_Task brief_
Your task is to retype the lines between the line with "Rebuild this chart" and the line with "const yTicks = [1, 2, 3, 4, 5, 6, 7];", inclusive. Copy no pictures and no other lines.
— Start Record list —
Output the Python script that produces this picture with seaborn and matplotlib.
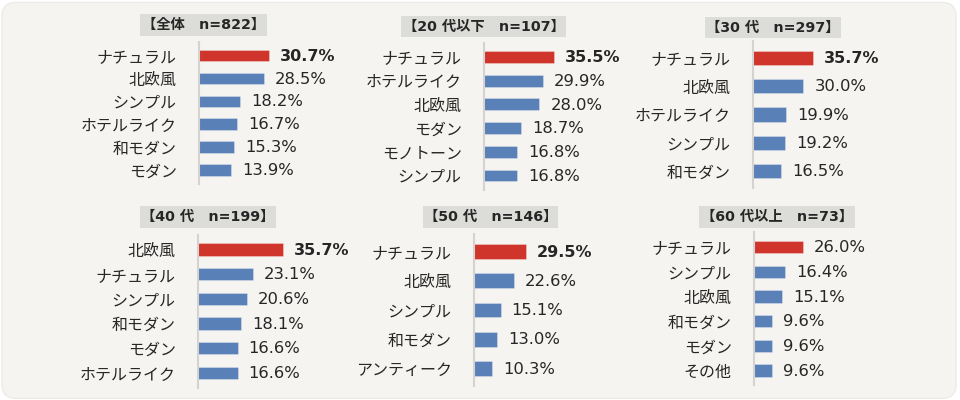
— End Record list —
— Start Record list —
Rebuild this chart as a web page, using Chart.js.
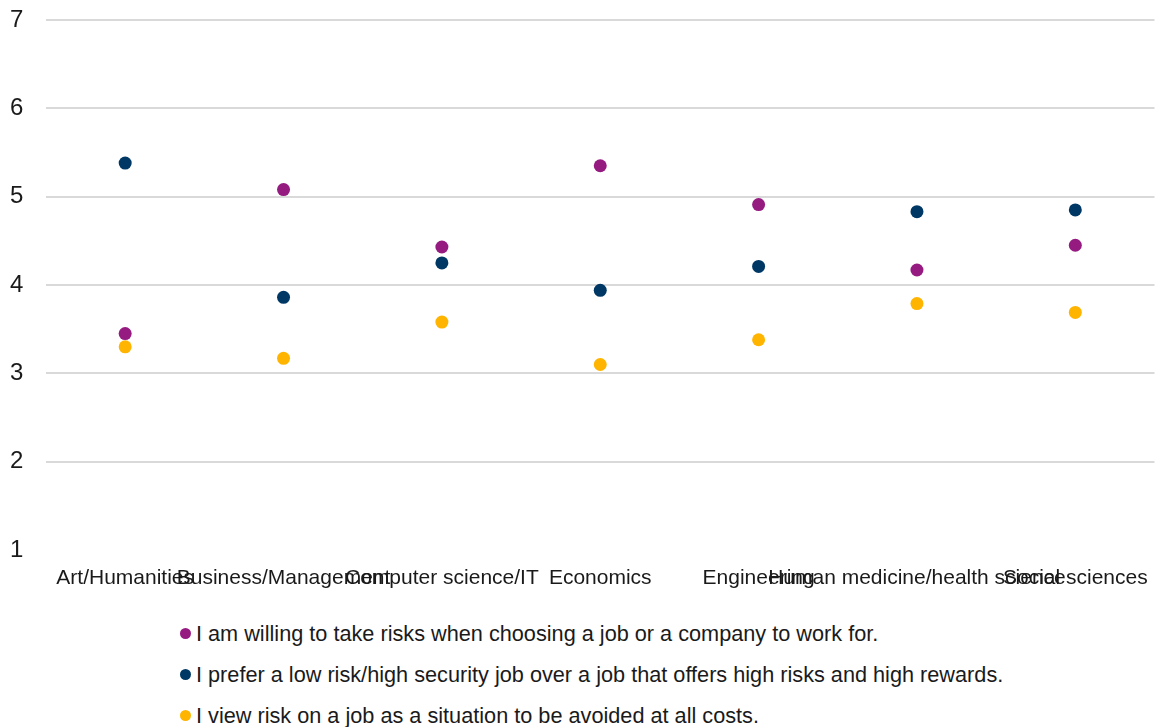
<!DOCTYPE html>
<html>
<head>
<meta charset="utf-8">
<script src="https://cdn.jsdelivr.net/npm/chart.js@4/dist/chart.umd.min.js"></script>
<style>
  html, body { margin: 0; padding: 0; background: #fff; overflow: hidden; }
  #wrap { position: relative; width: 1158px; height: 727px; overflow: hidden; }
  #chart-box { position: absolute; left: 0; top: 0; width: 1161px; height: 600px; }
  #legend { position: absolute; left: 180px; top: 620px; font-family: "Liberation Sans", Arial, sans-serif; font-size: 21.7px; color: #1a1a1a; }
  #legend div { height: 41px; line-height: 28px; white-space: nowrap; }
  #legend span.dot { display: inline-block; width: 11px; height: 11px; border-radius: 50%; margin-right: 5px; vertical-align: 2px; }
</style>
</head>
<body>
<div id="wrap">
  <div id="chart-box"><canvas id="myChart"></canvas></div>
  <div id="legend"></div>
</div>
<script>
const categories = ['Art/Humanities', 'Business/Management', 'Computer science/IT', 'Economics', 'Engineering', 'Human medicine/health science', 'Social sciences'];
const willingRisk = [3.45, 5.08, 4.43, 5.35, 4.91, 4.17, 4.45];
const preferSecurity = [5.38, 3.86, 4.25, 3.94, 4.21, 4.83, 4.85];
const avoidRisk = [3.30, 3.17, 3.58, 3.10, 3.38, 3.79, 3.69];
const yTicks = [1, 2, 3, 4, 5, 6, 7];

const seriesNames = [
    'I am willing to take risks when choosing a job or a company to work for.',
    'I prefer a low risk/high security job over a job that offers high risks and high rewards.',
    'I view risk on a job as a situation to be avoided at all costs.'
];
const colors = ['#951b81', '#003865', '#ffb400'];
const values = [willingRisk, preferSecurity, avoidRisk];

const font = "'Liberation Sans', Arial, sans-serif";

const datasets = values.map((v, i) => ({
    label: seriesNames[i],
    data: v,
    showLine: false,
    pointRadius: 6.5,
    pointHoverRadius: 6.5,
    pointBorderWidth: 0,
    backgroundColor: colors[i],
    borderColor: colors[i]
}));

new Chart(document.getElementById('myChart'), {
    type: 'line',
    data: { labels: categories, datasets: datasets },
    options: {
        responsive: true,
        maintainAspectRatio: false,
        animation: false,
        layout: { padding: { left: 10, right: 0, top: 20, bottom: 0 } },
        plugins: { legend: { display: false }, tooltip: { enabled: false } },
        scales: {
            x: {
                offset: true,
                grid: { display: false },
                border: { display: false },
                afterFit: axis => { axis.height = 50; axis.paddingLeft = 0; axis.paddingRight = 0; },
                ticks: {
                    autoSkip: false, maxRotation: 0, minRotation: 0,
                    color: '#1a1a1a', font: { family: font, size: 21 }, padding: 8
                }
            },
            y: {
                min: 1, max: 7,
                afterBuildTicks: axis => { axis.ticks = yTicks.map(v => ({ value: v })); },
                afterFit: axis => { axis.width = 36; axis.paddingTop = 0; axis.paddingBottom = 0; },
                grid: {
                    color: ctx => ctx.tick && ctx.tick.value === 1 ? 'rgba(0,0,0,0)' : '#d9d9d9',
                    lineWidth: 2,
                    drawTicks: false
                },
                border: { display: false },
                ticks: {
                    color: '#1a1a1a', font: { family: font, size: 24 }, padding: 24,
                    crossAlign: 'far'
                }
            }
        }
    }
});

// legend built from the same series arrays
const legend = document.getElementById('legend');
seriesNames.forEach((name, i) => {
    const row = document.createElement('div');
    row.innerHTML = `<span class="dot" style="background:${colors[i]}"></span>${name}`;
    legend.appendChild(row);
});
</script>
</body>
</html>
— End Record list —
_Answer_
Rebuild this chart as a web page, using Chart.js.
<!DOCTYPE html>
<html>
<head>
<meta charset="utf-8">
<script src="https://cdn.jsdelivr.net/npm/chart.js@4/dist/chart.umd.min.js"></script>
<style>
  html, body { margin: 0; padding: 0; background: #fff; overflow: hidden; }
  #wrap { position: relative; width: 1158px; height: 727px; overflow: hidden; }
  #chart-box { position: absolute; left: 0; top: 0; width: 1161px; height: 600px; }
  #legend { position: absolute; left: 180px; top: 620px; font-family: "Liberation Sans", Arial, sans-serif; font-size: 21.7px; color: #1a1a1a; }
  #legend div { height: 41px; line-height: 28px; white-space: nowrap; }
  #legend span.dot { display: inline-block; width: 11px; height: 11px; border-radius: 50%; margin-right: 5px; vertical-align: 2px; }
</style>
</head>
<body>
<div id="wrap">
  <div id="chart-box"><canvas id="myChart"></canvas></div>
  <div id="legend"></div>
</div>
<script>
const categories = ['Art/Humanities', 'Business/Management', 'Computer science/IT', 'Economics', 'Engineering', 'Human medicine/health science', 'Social sciences'];
const willingRisk = [3.45, 5.08, 4.43, 5.35, 4.91, 4.17, 4.45];
const preferSecurity = [5.38, 3.86, 4.25, 3.94, 4.21, 4.83, 4.85];
const avoidRisk = [3.30, 3.17, 3.58, 3.10, 3.38, 3.79, 3.69];
const yTicks = [1, 2, 3, 4, 5, 6, 7];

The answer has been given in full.